Cabletron was founded in 1983 in a Massachusetts garage by Craig Benson, who later became New Hampshire's governor, and Robert Levine. It moved to Rochester, New Hampshire and at its peak employed 6,600 people. Cabletron's early success was in the manufacture of high-density 10base-T Ethernet hubs. Cabletron also made and sold routers and other networking equipment, but eventually succumbed to competition from companies such as Cisco Systems and 3Com.

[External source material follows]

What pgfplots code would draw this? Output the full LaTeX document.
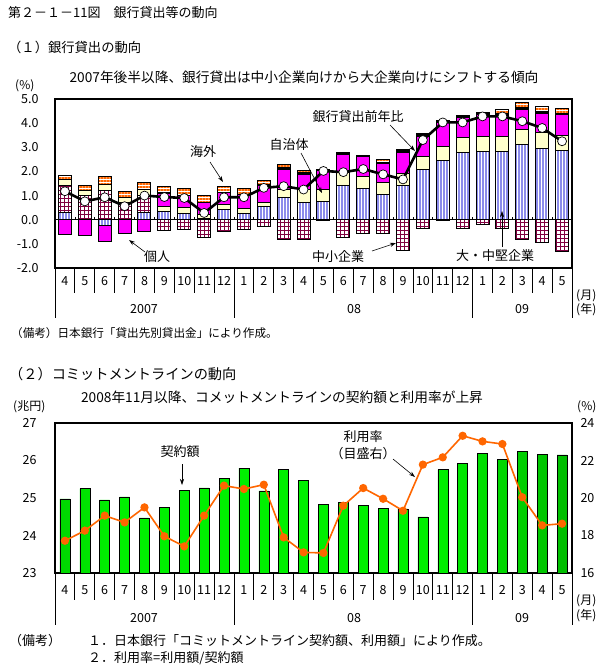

In 2000 it reorganized as a holding company for networking firms: Enterasys Networks of Andover, Massachusetts (which went public in 2001 and was taken private in 2006 by The Gores Group, owned by Alec Gores); Riverstone Networks of Santa Clara, California (acquired by Lucent Technologies, which was subsequently merged with Alcatel Networks, resulting in the wind-down and Chapter 11 liquidation of Riverstone assets); Aprisma Management Technologies of Durham, New Hampshire (subsequently acquired by Concord Communications which in turn was acquired for $350M by Computer Associates, now renamed CA, Inc.); and Global Network Technology Services (also known as GNTS) of The Woodlands, Texas (this company no longer exists).

Enterasys Networks continues within their knowledge base to make available some of the documentation of the original Cabletron Systems MMAC-series MultiMedia Access Concentrators.